By request pipeline activity:
  1   hour spent finding facts
  0.9 hours spend finishing catalog
  1.9 hours spent filtering the catalog
  1.8 hours spent serializing to PSON
  0.3 hours spent in non-include functions

Function time:
  0.14 hours spent evaluating ERB (template + inline_template)
  0.08 hours spent in hiera()
======================================================

It appears that the server is likely not very heavily taxed. The time period analyzed appears to be mostly a steady state. It seems like there might have been one filed changed across about 10% of the nodes (42 file_content requests and a reported fleet of 400 nodes). A catalog request takes 11 seconds on average and all other requests are less than a second. We would get the same capacity improvement by optimizing the "filter catalog" step as we would on file_metadata requests. I suspect optimizing "filter catalog" would be better since it likely generates a large amount of garbage (thereby increasing the need for GC) whereas file_metadata is IO bound.

An interesting thing is that there weren't any report submission requests in the data. I suspect that they are using a separate report server.

In this case, the time for really "compiling" a catalog is ~83% of the catalog request time. The other 20% is "finding facts", "finishing catalog", "serialization", and a few other miscellaneous tasks.

PSON serialization takes almost as much time as file_metadata requests.

There were no functions that stood out as absurdly expensive, although hiera and ERB are up there. Analysis of include() is much more complicated because it has nested calls. One include will evaluate code that might call other includes. This means that a simple addition of the include times double counts most of the time. I haven't tried to correct for that and so am not reporting on include times here.

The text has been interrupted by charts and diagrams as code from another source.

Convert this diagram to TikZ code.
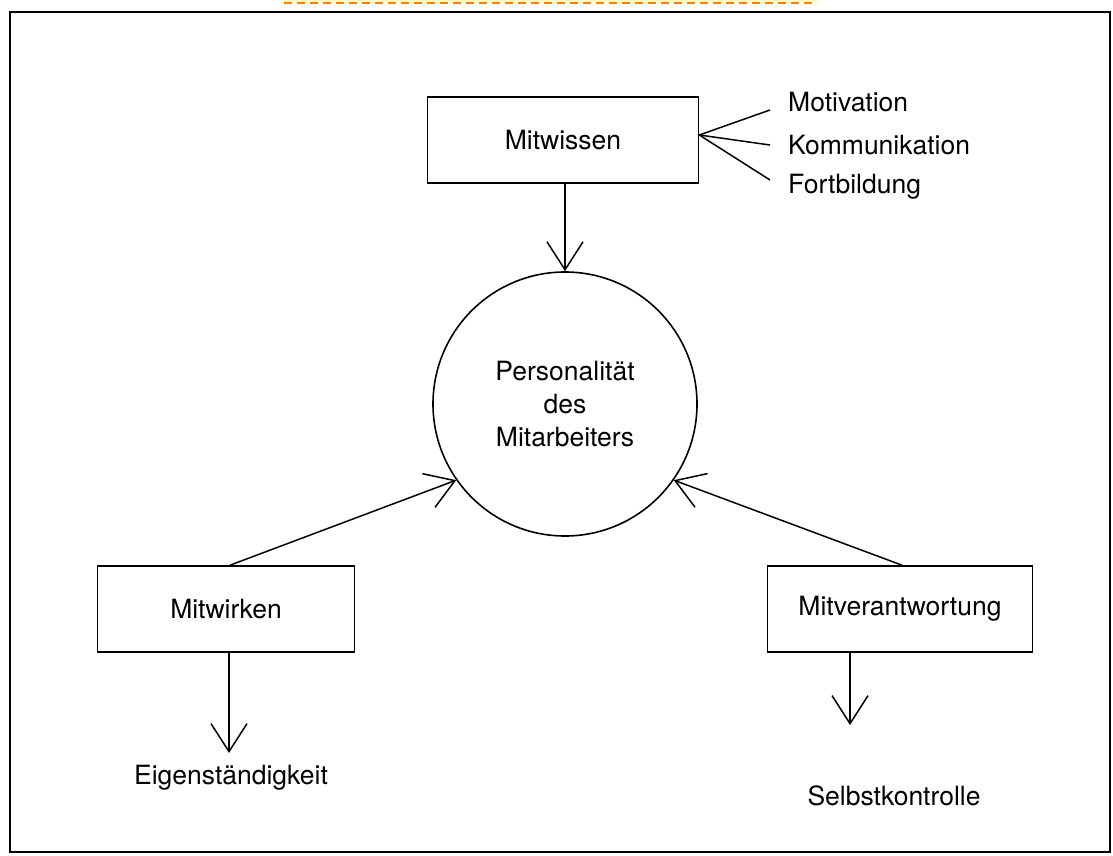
\documentclass[tikz,border=0pt]{standalone}
\usepackage{fontspec}
\setmainfont{TeX Gyre Heros}
\usetikzlibrary{arrows.meta}
\begin{document}
\begin{tikzpicture}[x=1pt,y=-1pt,
  lbl/.style={font=\fontsize{26.5}{31}\selectfont, inner sep=0pt, align=center},
  boxnode/.style={draw, line width=1.6pt, minimum width=#1, minimum height=86pt, inner sep=0pt, font=\fontsize{26.5}{31}\selectfont},
  lnk/.style={line width=1.5pt},
  arr/.style={line width=1.5pt, -{Straight Barb[length=28pt,width=36pt,line width=1.5pt]}}]
\useasboundingbox (0,0) rectangle (1113,856);
% annotation strip at top
\fill[yellow!25] (284,0) rectangle (817,3);
\draw[orange, line width=2pt, dash pattern=on 8pt off 5pt] (284,3) -- (817,3);
% frame
\draw[line width=2pt] (10,12) rectangle (1110,852);
% nodes
\node[boxnode=271pt] (wissen) at (563,140) {Mitwissen};
\node[circle, draw, line width=1.6pt, minimum size=264pt, inner sep=0pt, lbl] (pers) at (565,404) {Personalität\\[2pt]des\\[2pt]Mitarbeiters};
\node[boxnode=257pt] (wirken) at (226,609) {Mitwirken};
\node[boxnode=265pt] (verant) at (900,609) {Mitverantwortung};
\node[lbl, anchor=west] (mot) at (788,102) {Motivation};
\node[lbl, anchor=west] (kom) at (788,145) {Kommunikation};
\node[lbl, anchor=west] (fort) at (788,187) {Fortbildung};
\node[lbl] (eigen) at (231,778) {Eigenständigkeit};
\node[lbl] (selbst) at (894,796) {Selbstkontrolle};
% fan lines
\coordinate (fan) at ([yshift=5pt]wissen.east);
\coordinate (m1) at (770,110);
\coordinate (m2) at (770,145);
\coordinate (m3) at (770,180);
\draw[lnk] (m1) -- (fan) -- (m3);
\draw[lnk] (fan) -- (m2);
% arrows
\draw[arr] (wissen.south -| pers.north) -- (pers.north);
\draw[arr] ([xshift=4pt]wirken.north) -- (pers.215);
\draw[arr] ([xshift=2pt]verant.north) -- (pers.325);
\coordinate (e1) at (229,753);
\coordinate (s1) at (850,725);
\draw[arr] (wirken.south -| e1) -- (e1);
\draw[arr] (verant.south -| s1) -- (s1);
\end{tikzpicture}
\end{document}
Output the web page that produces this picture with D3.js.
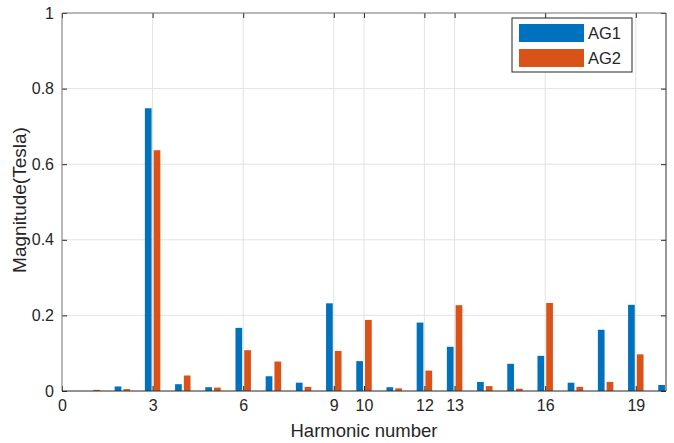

The server is running 3.7.1 on ruby 1.8.7. I think it would get more of a performance boost from changing to ruby 2.1 than many optimizations we can perform. That isn't to say that there aren't things to tune, as Thomas found. It seems like we should concentrate on the basic evaluator code, trying to remove catalog copies (there are at least two that are done, "filtering" is one), work toward switching from PSON to JSON, and getting ruby 2.1 available everywhere (which is probably part of dropping ruby 1.8.7 support).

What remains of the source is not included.